When messages are sent from the player, the message is first copied to the output queue and is written out only when select indicates that the socket can accept more data. If the socket were unable to send data, the write would block until the data could be delivered. During that time the audio device might need more data and because we are waiting for the socket write to complete, we couldn't handle the audio output and there would be breaks in the audio stream.

4 · Termination

When the main loop of the player program returns the player will shut down and exit. It closes the audio device, releases memory allocated for buffers, unloads samples, etc.

The player is normally terminated by sending the QUIT command the the player via the interface.

5 · Porting the sound player to a different audio device

The player is designed to work on UNIX systems and should port nicely to any UNIX OS (and it works for both little- and big-endian systems. However, PDP-endian systems are not supported). Primarily the player was written for Linux but there is a working version for Silicon Graphics machines (tested with IRIX 5.3 on Indy and Indigo^2 machines). The player compiled for NetBSD too a while back but I haven't checked it for a while. I you want to port to a non-UNIX system, you are on your own.

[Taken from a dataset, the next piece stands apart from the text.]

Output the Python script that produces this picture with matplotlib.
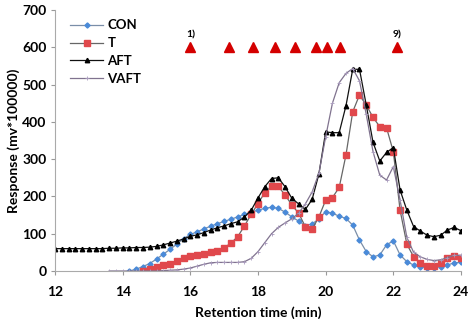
import numpy as np
import matplotlib
matplotlib.use("Agg")
import matplotlib.pyplot as plt

plt.rcParams['font.family'] = ['Lato', 'DejaVu Sans']
plt.rcParams['font.weight'] = 'bold'

# retention time grids (min)
t_con = np.round(np.arange(14.2, 24.01, 0.2), 1)
t_t = np.round(np.arange(14.6, 24.01, 0.2), 1)
t_aft = np.round(np.arange(12.0, 24.01, 0.2), 1)
t_vaft = np.round(np.arange(13.6, 24.01, 0.2), 1)

# responses (mv*100000)
con = [0, 5, 12, 20, 32, 45, 58, 72, 87, 98,
       105, 113, 120, 127, 133, 139, 145, 152, 158, 163,
       168, 171, 168, 158, 145, 134, 122, 126, 140, 159,
       155, 147, 141, 123, 83, 52, 38, 43, 70, 81,
       43, 25, 16, 12, 8, 8, 12, 16, 22, 23]
t_resp = [0, 6, 10, 16, 20, 27, 35, 41, 44, 46,
          50, 54, 62, 75, 92, 121, 152, 181, 210, 228,
          227, 204, 177, 155, 119, 112, 145, 190, 197, 224,
          311, 427, 472, 445, 412, 387, 384, 320, 163, 72,
          38, 22, 13, 13, 22, 35, 40, 36]
aft = [60, 60, 60, 60, 60, 60, 60, 60, 61, 61,
       62, 62, 63, 63, 64, 66, 70, 75, 80, 86,
       93, 97, 103, 110, 116, 121, 127, 132, 145, 163,
       196, 226, 248, 250, 226, 195, 180, 165, 192, 260,
       373, 371, 371, 443, 541, 541, 445, 345, 295, 318,
       331, 217, 163, 119, 107, 96, 92, 96, 110, 117, 108]
vaft = [0, 0, 0, 0, 0, 0, 0, 0, 1, 2,
        3, 5, 8, 13, 18, 22, 23, 23, 23, 23,
        25, 34, 52, 76, 100, 117, 129, 140, 155, 180,
        212, 262, 360, 450, 505, 530, 543, 510, 420, 320,
        257, 244, 280, 190, 90, 50, 38, 31, 28, 30,
        36, 42, 42]

# fraction markers at the top
frac_t = [16.0, 17.15, 17.85, 18.5, 19.1, 19.7, 20.05, 20.42, 22.1]
frac_level = 600

fig = plt.figure(figsize=(4.73, 3.28), dpi=100)
ax = fig.add_axes([0.1163, 0.1738, 0.8583, 0.7957])

ax.plot(t_con, con, color='#7a8ea8', lw=0.9, marker='D', ms=2.6,
        mfc='#4a8ad8', mec='#4a8ad8', label='CON')
ax.plot(t_t, t_resp, color='#666666', lw=0.9, marker='s', ms=3.8,
        mfc='#e0484c', mec='#e0484c', label='T')
ax.plot(t_aft, aft, color='#111111', lw=0.9, marker='^', ms=3.2,
        mfc='black', mec='black', label='AFT')
ax.plot(t_vaft, vaft, color='#80738f', lw=0.9, marker='+', ms=3,
        mec='#a99bbd', mew=0.6, label='VAFT')

ax.plot(frac_t, [frac_level] * len(frac_t), ls='none', marker='^',
        ms=7, color='#d40000')
ax.text(frac_t[0], frac_level + 22, '1)', ha='center', va='bottom', fontsize=7.5)
ax.text(frac_t[-1], frac_level + 22, '9)', ha='center', va='bottom', fontsize=7.5)

ax.set_xlim(12, 24)
ax.set_ylim(0, 700)
ax.set_xticks(range(12, 25, 2))
ax.set_yticks(range(0, 701, 100))
ax.tick_params(labelsize=10, length=3, color='#999999', pad=8)
ax.tick_params(axis='y', pad=3)
for s in ['top', 'right']:
    ax.spines[s].set_visible(False)
for s in ['left', 'bottom']:
    ax.spines[s].set_color('#aaaaaa')
    ax.spines[s].set_linewidth(0.8)

ax.set_xlabel('Retention time (min)', fontsize=10, fontweight='bold', labelpad=6)
ax.set_ylabel('Response (mv*100000)', fontsize=10, fontweight='bold', labelpad=2)

leg = ax.legend(loc='upper left', bbox_to_anchor=(0.015, 1.0), frameon=False,
                fontsize=9.5, handlelength=2.5, handletextpad=0.3,
                labelspacing=0.45, borderaxespad=0.3)

fig.savefig('out.png', dpi=100)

For porting the player to a different audio device (on UNIX), look at the write audio part in figure 1 to see how the audio output is handled. Then look at the sources of the audio device specific files, 'audio_msnd.c' and 'audio_sgi.c' to see how they are implemented. Much of the code is the same or almost the same for both systems. Systems mainly differ in how the audio device is opened and initialized. If you have experience programming your audio device and the device is somewhat similar to ours, it shouldn't take long to port the player, maybe an hour or two. (It took me initially about three hours to port the player to SGI, even without any SGI audio programming experience).